Search code examples
matlabstatisticsnormalizationkolmogorov-smirnov

Kolmogorov-Smirnov test for normality in MATLAB - data normalisation?


I'm using the Kolmogorov-Smirnov test in MATLAB to determine the normality of each column of a data matrix prior to performing generalised linear regression. An example data vector is:

data = [8126,3163,9129,5399,8682,1126,1053,7805,2989,2758,3277,1152,6994,6833];

The test runs and gives me a result. However, when I plot the empirical cumulative distribution function (cdf) (blue) and the standard normal cdf (red) for a visual comparison, the scale of such a data vector is such that the graph is not useful:

exampleCDF

The code used to plot this figure is:

[h,p,ksstat,cv] = kstest(data);
[f,x_values] = ecdf(data);
figure()
F = plot(x_values,f);
set(F,'LineWidth',2);
hold on
G = plot(x_values,normcdf(x_values,0,1),'r-');
set(G,'LineWidth',2);
legend([F G],...
    'Empirical CDF','Standard Normal CDF',...
    'Location','SE');

Does this mean the result of my test is not valid? If yes, can I just normalise the data e.g.

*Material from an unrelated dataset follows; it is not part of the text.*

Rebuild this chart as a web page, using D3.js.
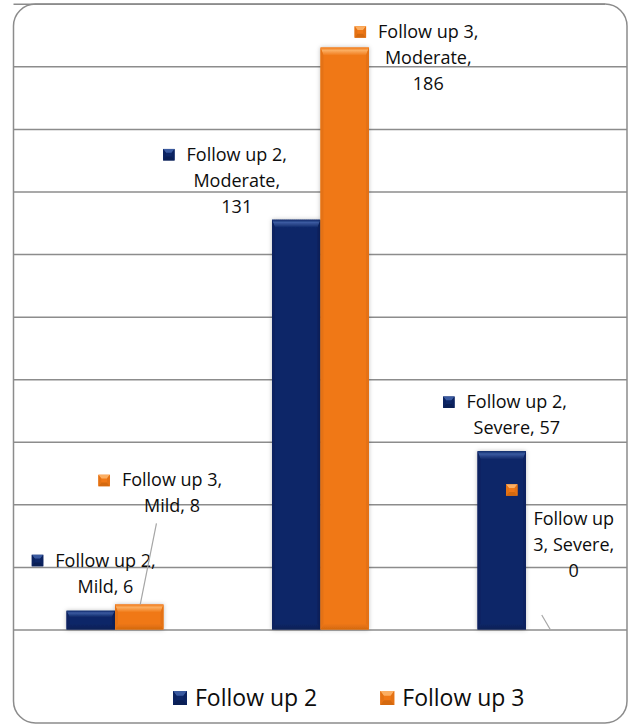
<!DOCTYPE html>
<html>
<head>
<meta charset="utf-8">
<script src="https://cdn.jsdelivr.net/npm/d3@7"></script>
<style>
  html, body { margin: 0; padding: 0; background: #fff; }
  svg { display: block; }
  text { font-family: "Open Sans", "Liberation Sans", sans-serif; fill: #0d0d0d; }
</style>
</head>
<body>
<svg id="chart" width="630" height="726"></svg>
<script>
// ---- data ----
const categories = ["Mild", "Moderate", "Severe"];
const seriesNames = ["Follow up 2", "Follow up 3"];
const followUp2 = [6, 131, 57];
const followUp3 = [8, 186, 0];
const yTickValues = [0, 20, 40, 60, 80, 100, 120, 140, 160, 180, 200];

const seriesValues = [followUp2, followUp3];

// ---- palette (base, light bevel, dark bevel, side bevel) ----
const palette = {
  "Follow up 2": { id: "fu2", base: "#0e2768", light: "#3a5aa0", dark: "#0a1f55", side: "#0c2360" },
  "Follow up 3": { id: "fu3", base: "#f07816", light: "#fbae62", dark: "#d4690f", side: "#e47214" }
};

// ---- layout ----
const frame = { left: 13.5, top: 4, right: 627, bottom: 723, r: 22 };
const plot = { left: 12.25, right: 628.75, top: 3.8, bottom: 629.5 };

const svg = d3.select("#chart");

const x0 = d3.scaleBand().domain(categories).range([plot.left, plot.right]).padding(0);
const bw = x0.bandwidth();
const x1 = d3.scaleBand().domain(seriesNames).range([bw * 0.264, bw * 0.736]).padding(0);
const y = d3.scaleLinear().domain([0, 200]).range([plot.bottom, plot.top]);

const defs = svg.append("defs");
// soft halo behind bars
const f = defs.append("filter").attr("id", "halo")
  .attr("x", "-30%").attr("y", "-30%").attr("width", "160%").attr("height", "160%");
f.append("feDropShadow").attr("dx", 0).attr("dy", 0)
  .attr("stdDeviation", 2.2).attr("flood-color", "#000").attr("flood-opacity", 0.25);

// gradients for the bevel faces
Object.values(palette).forEach(c => {
  const top = defs.append("linearGradient").attr("id", c.id + "-top")
    .attr("x1", 0).attr("y1", 0).attr("x2", 0).attr("y2", 1);
  top.append("stop").attr("offset", "0%").attr("stop-color", c.base);
  top.append("stop").attr("offset", "35%").attr("stop-color", c.light);
  top.append("stop").attr("offset", "100%").attr("stop-color", c.base);
  const bot = defs.append("linearGradient").attr("id", c.id + "-bot")
    .attr("x1", 0).attr("y1", 0).attr("x2", 0).attr("y2", 1);
  bot.append("stop").attr("offset", "0%").attr("stop-color", c.base);
  bot.append("stop").attr("offset", "100%").attr("stop-color", c.dark);
});

// outer frame
svg.append("rect")
  .attr("x", frame.left).attr("y", frame.top)
  .attr("width", frame.right - frame.left).attr("height", frame.bottom - frame.top)
  .attr("rx", frame.r).attr("ry", frame.r)
  .attr("fill", "#fff").attr("stroke", "#8c8c8c").attr("stroke-width", 1.5);

// horizontal gridlines
const yAxis = d3.axisLeft(y).tickValues(yTickValues).tickFormat("")
  .tickSize(-(frame.right - frame.left)).tickSizeOuter(0);
const grid = svg.append("g").attr("transform", `translate(${frame.left},0)`).call(yAxis);
grid.select(".domain").remove();
grid.selectAll(".tick line")
  .attr("stroke", "#8c8c8c").attr("stroke-width", 1.5)
  .attr("x2", d => d === 200 ? (frame.right - frame.left - frame.r) : (frame.right - frame.left));

// bevelled block
function bevelBlock(g, x, yTop, w, h, c, t, s, b, flat) {
  t = Math.min(t, h / 3); b = Math.min(b, h / 3); s = Math.min(s, w / 4);
  g.append("rect").attr("x", x).attr("y", yTop).attr("width", w).attr("height", h).attr("fill", c.base);
  const poly = (pts, fill) => g.append("polygon").attr("points", pts.map(p => p.join(",")).join(" ")).attr("fill", fill);
  poly([[x, yTop], [x + w, yTop], [x + w - s, yTop + t], [x + s, yTop + t]], flat ? c.light : `url(#${c.id}-top)`);
  poly([[x, yTop + h], [x + w, yTop + h], [x + w - s, yTop + h - b], [x + s, yTop + h - b]], flat ? c.dark : `url(#${c.id}-bot)`);
  poly([[x, yTop], [x + s, yTop + t], [x + s, yTop + h - b], [x, yTop + h]], c.side);
  poly([[x + w, yTop], [x + w - s, yTop + t], [x + w - s, yTop + h - b], [x + w, yTop + h]], c.side);
}

// bars
const bars = [];
seriesNames.forEach((s, si) => {
  categories.forEach((cat, ci) => {
    const v = seriesValues[si][ci];
    bars.push({ series: s, category: cat, value: v,
      x: x0(cat) + x1(s), w: x1.bandwidth(), top: y(v), h: y(0) - y(v) });
  });
});

const barLayer = svg.append("g");
bars.filter(d => d.h > 0).forEach(d => {
  const g = barLayer.append("g").attr("filter", "url(#halo)");
  bevelBlock(g, d.x, d.top, d.w, d.h, palette[d.series], 8, 3, 6);
});

// data label placement: offsets from bar centre / bar top
const labelLayout = {
  "Follow up 2|Mild":     { dx: 14.7, dy: -44.2, lines: ["Follow up 2,", "Mild, 6"] },
  "Follow up 3|Mild":     { dx: 32.8, dy: -118, lines: ["Follow up 3,", "Mild, 8"], leader: [17.2, -81.2, 1, 0] },
  "Follow up 2|Moderate": { dx: -59.5, dy: -59, lines: ["Follow up 2,", "Moderate,", "131"] },
  "Follow up 3|Moderate": { dx: 83.5, dy: -9.7, lines: ["Follow up 3,", "Moderate,", "186"] },
  "Follow up 2|Severe":   { dx: 15, dy: -43, lines: ["Follow up 2,", "Severe, 57"] },
  "Follow up 3|Severe":   { dx: 23.5, dy: -105, lines: ["Follow up", "3, Severe,", "0"],
                            key: [-62, -34.5], leader: [-8.5, -14.5, 0, 0] }
};

const labelLayer = svg.append("g");
const lineH = 26;
const keySize = 11.5;

bars.forEach(d => {
  const L = labelLayout[d.series + "|" + d.category];
  const v = d.value;
  const cx = d.x + d.w / 2, ty = y(v);
  const lc = cx + L.dx, b1 = ty + L.dy;

  if (L.leader) {
    labelLayer.append("line")
      .attr("x1", cx + L.leader[0]).attr("y1", ty + L.leader[1])
      .attr("x2", cx + L.leader[2]).attr("y2", ty + L.leader[3])
      .attr("stroke", "#a6a6a6").attr("stroke-width", 1.2);
  }

  const t = labelLayer.append("text").attr("font-size", 18).attr("text-anchor", "middle");
  L.lines.forEach((ln, i) => {
    t.append("tspan").attr("x", lc).attr("y", b1 + i * lineH).text(ln);
  });

  let kx, ky;
  if (L.key) {
    kx = lc + L.key[0] - keySize / 2; ky = b1 + L.key[1] - keySize / 2;
  } else {
    const w1 = t.select("tspan").node().getComputedTextLength();
    kx = lc - w1 / 2 - 12 - keySize; ky = b1 - 6 - keySize / 2;
  }
  const kg = labelLayer.append("g");
  bevelBlock(kg, kx, ky, keySize, keySize, palette[d.series], 4, 4, 4, true);
});

// legend
const legend = svg.append("g");
let lx = 173;
seriesNames.forEach(s => {
  const g = legend.append("g");
  bevelBlock(g, lx, 691, 14, 14, palette[s], 5, 5, 5, true);
  const tx = g.append("text").attr("x", lx + 22).attr("y", 705.5).attr("font-size", 23).text(s);
  lx += 22 + tx.node().getComputedTextLength() + 63;
});
</script>
</body>
</html>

dataN=(data-min(data))./(max(data)-min(data)); 

while maintaining test validity?

Thank you for your time,

Laura


Solution

  • Thanks to Luis Mendo I solved this problem. normcdf requires the mean and standard deviation of the data vector as inputs, which I had not changed from the example code I was working from. The edited code is:

    [h,p,ksstat,cv] = kstest(data);
    [f,x_values] = ecdf(data);
    figure()
    F = plot(x_values,f);
    set(F,'LineWidth',2);
    hold on
    variableMean = mean(data);
    variableSD = std(data);
    G = plot(x_values,normcdf(x_values,variableMean,variableSD),'r-');
    set(G,'LineWidth',2);
    legend([F G],...
        'Empirical CDF','Standard Normal CDF',...
        'Location','SE');